* DATA SECTION *
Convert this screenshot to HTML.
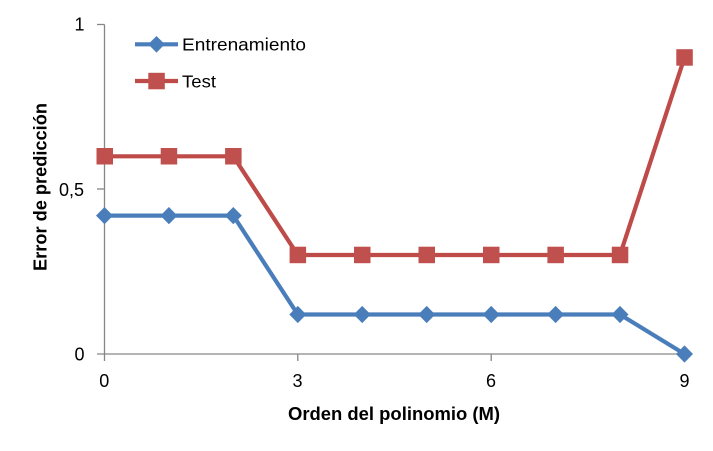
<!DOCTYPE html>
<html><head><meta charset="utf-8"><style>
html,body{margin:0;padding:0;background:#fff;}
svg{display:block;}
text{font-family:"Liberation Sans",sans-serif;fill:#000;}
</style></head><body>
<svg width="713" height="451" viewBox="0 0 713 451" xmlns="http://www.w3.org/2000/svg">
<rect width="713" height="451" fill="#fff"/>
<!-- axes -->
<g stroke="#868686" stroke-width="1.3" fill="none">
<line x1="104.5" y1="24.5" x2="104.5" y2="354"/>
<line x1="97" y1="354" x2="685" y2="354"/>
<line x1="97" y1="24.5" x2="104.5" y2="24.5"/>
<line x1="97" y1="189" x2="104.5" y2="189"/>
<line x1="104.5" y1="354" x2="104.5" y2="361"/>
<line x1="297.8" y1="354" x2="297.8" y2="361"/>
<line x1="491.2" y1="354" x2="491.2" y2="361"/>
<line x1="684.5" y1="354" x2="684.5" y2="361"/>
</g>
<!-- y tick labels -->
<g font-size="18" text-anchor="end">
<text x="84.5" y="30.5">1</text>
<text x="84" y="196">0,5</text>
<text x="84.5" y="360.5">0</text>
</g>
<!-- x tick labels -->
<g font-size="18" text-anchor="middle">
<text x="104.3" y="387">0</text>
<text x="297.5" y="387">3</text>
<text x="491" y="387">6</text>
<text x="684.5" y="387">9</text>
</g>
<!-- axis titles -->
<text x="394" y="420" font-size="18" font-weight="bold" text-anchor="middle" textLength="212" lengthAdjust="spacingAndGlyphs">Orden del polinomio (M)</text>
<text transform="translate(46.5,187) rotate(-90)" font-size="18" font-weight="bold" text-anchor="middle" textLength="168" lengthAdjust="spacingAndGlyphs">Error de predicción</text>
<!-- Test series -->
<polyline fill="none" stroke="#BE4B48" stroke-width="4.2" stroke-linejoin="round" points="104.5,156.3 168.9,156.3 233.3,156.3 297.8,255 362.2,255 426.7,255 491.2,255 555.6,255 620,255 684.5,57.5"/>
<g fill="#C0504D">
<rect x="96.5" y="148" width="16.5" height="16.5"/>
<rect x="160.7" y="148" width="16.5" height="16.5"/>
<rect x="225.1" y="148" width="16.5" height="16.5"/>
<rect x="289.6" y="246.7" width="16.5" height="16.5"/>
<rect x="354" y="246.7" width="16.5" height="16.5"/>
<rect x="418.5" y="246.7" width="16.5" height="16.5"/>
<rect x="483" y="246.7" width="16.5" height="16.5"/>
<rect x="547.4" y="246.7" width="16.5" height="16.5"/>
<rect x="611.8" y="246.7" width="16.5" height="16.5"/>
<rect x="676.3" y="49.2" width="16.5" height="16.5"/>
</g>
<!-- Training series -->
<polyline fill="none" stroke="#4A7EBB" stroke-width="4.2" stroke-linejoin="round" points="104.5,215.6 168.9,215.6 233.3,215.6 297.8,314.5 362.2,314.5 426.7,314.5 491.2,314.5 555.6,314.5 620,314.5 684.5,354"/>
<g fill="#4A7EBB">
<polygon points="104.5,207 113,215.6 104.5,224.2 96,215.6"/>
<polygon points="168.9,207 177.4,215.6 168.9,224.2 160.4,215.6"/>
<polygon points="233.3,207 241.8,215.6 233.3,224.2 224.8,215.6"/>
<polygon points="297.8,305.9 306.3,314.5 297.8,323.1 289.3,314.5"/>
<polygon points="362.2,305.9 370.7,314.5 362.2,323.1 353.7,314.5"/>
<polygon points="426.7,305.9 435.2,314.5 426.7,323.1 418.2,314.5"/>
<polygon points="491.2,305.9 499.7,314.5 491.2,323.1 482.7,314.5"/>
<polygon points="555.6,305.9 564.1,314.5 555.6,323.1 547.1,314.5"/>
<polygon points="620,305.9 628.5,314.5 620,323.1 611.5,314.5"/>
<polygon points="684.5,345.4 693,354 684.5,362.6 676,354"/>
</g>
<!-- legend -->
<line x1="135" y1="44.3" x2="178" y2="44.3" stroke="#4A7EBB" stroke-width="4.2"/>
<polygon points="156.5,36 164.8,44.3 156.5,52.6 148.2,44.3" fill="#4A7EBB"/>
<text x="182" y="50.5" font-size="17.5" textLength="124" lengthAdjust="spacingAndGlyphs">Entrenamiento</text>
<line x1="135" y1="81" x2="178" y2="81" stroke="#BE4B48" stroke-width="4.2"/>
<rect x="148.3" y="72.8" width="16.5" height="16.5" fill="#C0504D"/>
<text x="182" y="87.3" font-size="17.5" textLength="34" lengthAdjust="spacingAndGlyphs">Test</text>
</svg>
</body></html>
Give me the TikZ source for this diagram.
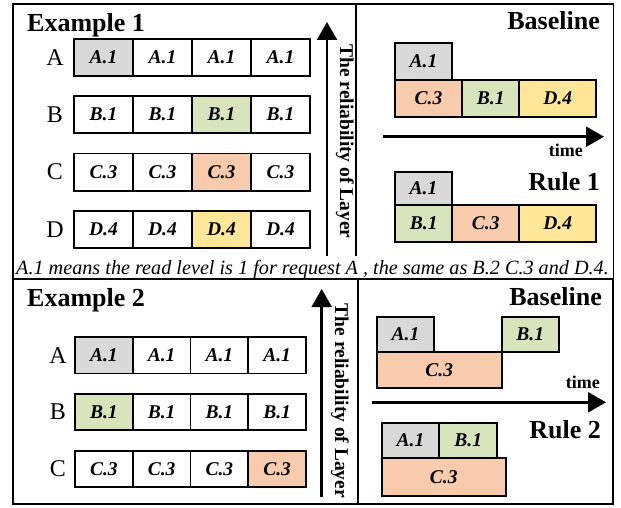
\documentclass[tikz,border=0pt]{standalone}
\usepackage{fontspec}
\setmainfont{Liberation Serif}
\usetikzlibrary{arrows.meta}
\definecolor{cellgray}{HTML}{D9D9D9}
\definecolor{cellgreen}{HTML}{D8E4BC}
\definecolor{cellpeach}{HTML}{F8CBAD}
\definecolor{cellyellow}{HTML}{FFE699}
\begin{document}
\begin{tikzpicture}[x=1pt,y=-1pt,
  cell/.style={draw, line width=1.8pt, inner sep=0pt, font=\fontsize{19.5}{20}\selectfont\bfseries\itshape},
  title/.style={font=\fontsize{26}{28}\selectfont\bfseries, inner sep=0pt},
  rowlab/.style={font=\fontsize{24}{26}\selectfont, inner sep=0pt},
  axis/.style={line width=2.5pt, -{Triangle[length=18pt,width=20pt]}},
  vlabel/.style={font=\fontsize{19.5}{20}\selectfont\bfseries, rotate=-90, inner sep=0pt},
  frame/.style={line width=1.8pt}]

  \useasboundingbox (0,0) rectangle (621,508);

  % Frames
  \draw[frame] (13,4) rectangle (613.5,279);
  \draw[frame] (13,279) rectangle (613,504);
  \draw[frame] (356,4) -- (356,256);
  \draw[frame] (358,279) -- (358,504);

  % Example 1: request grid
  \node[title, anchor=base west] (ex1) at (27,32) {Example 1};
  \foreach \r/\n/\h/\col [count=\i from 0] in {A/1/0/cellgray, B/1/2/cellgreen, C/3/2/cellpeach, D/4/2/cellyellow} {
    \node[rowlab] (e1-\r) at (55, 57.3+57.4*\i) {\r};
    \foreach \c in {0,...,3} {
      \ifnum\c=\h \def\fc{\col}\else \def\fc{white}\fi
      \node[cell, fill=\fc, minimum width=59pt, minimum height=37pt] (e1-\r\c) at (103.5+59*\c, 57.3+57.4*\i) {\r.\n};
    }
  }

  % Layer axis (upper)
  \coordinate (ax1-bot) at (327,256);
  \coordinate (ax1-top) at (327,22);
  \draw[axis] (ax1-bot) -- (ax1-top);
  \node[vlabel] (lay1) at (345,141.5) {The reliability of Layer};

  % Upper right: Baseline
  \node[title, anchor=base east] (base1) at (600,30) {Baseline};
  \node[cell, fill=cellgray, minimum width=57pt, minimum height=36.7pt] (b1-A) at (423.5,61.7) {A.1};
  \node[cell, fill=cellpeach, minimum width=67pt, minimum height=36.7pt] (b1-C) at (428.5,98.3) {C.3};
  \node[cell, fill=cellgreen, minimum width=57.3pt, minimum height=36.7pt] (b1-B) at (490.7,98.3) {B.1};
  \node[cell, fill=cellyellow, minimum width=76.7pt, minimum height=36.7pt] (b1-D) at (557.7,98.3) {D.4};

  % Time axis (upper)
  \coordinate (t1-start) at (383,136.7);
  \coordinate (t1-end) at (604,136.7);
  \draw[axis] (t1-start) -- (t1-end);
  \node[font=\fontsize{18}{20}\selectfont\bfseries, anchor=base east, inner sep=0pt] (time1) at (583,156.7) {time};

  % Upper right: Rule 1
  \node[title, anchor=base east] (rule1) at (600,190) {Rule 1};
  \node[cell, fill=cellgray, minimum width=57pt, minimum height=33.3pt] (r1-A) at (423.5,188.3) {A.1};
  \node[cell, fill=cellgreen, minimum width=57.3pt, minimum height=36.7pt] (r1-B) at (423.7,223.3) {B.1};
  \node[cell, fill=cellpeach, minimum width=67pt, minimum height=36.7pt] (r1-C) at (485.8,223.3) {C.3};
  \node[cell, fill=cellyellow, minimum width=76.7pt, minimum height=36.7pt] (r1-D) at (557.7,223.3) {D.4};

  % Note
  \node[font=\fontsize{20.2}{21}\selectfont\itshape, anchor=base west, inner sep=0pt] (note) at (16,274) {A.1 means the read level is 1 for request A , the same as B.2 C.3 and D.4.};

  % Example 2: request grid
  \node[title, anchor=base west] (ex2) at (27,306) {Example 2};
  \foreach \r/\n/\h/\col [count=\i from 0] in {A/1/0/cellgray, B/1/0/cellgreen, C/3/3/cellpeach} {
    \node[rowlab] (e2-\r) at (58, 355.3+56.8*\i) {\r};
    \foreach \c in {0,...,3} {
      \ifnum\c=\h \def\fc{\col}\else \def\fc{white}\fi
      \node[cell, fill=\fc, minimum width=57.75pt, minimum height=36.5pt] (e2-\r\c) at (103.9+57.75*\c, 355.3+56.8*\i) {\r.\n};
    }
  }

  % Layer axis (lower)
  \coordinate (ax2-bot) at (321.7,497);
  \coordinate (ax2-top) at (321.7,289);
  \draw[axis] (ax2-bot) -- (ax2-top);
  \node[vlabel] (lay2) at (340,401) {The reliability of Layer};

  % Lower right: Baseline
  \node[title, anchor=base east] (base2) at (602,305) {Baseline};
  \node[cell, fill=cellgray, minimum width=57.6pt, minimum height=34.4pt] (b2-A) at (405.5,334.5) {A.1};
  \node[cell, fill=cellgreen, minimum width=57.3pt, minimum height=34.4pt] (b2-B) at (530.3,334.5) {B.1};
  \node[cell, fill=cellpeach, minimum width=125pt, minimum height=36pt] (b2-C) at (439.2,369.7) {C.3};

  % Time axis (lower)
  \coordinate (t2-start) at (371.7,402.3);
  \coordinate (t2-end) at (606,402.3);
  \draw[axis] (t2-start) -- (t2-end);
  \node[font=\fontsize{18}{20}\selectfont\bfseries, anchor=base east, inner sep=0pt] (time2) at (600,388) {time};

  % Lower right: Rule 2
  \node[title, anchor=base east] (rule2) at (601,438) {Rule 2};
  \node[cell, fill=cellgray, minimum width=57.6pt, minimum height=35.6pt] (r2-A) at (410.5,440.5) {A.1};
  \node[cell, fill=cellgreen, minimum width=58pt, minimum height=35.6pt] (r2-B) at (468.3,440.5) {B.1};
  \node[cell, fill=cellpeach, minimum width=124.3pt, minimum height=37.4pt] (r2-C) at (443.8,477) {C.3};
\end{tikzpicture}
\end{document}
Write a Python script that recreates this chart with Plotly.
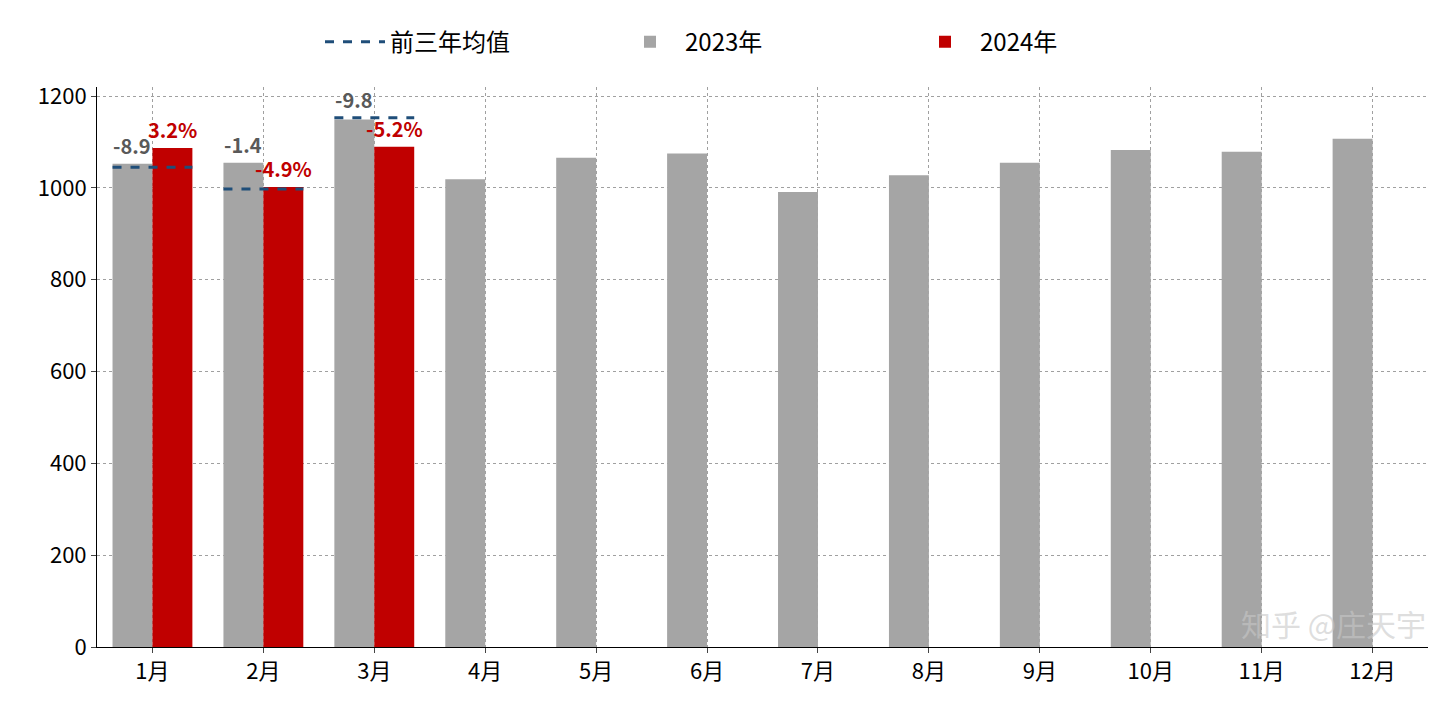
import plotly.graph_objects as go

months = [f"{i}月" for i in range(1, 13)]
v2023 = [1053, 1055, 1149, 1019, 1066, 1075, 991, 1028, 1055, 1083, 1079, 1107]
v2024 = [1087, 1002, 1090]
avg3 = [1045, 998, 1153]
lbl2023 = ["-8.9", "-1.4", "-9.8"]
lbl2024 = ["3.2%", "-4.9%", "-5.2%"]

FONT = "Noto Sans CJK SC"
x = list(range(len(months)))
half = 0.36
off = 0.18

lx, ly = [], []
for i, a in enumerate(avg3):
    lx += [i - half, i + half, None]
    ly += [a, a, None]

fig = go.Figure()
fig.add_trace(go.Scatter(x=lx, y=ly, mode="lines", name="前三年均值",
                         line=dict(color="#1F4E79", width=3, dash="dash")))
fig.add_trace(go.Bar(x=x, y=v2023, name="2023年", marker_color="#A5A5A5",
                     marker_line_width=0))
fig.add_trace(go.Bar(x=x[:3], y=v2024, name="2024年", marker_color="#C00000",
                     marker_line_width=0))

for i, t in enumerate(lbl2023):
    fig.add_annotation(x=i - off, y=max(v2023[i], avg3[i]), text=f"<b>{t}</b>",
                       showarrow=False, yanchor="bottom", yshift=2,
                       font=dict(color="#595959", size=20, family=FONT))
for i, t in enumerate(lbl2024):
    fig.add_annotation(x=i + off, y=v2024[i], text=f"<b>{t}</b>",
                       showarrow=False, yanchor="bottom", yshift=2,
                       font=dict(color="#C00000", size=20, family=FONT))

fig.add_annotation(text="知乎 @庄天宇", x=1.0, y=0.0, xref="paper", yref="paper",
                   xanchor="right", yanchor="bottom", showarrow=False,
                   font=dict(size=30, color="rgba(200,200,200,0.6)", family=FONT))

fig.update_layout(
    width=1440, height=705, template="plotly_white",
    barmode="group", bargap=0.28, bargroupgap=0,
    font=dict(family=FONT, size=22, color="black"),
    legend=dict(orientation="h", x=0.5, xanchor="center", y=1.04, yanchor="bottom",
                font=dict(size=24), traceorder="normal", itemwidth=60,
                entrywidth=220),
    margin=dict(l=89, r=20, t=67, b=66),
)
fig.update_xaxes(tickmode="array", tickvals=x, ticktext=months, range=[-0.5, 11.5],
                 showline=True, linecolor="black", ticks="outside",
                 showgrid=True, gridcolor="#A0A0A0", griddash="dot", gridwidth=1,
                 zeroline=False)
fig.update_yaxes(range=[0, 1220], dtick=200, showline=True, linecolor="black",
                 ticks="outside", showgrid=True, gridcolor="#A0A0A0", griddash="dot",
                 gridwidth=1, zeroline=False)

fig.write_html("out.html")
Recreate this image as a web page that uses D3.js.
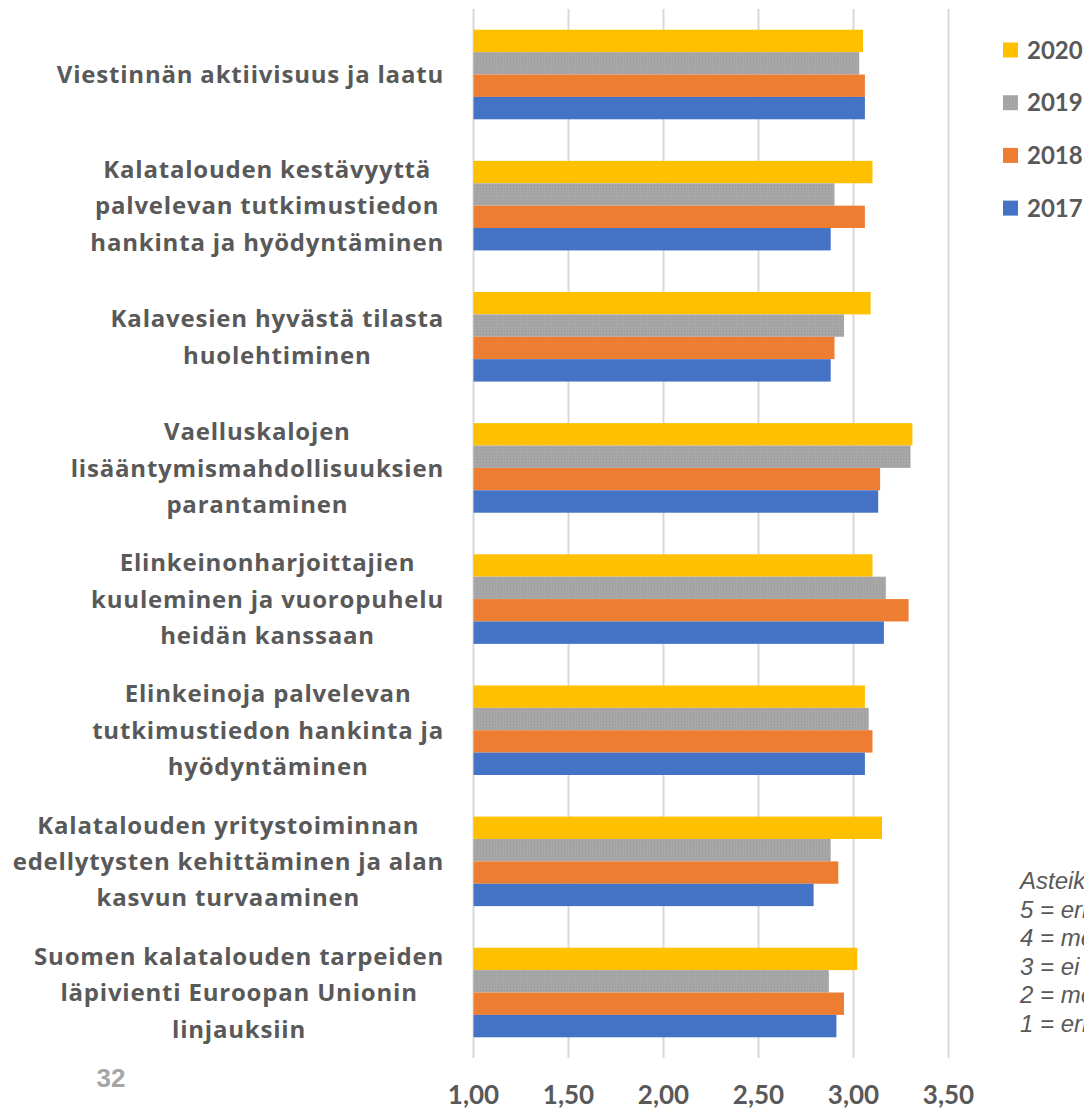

* TASK DIRECTIONS *
Count the lines in the records above that contain the word "this", and give only that number.

* TASK SOLUTION *
4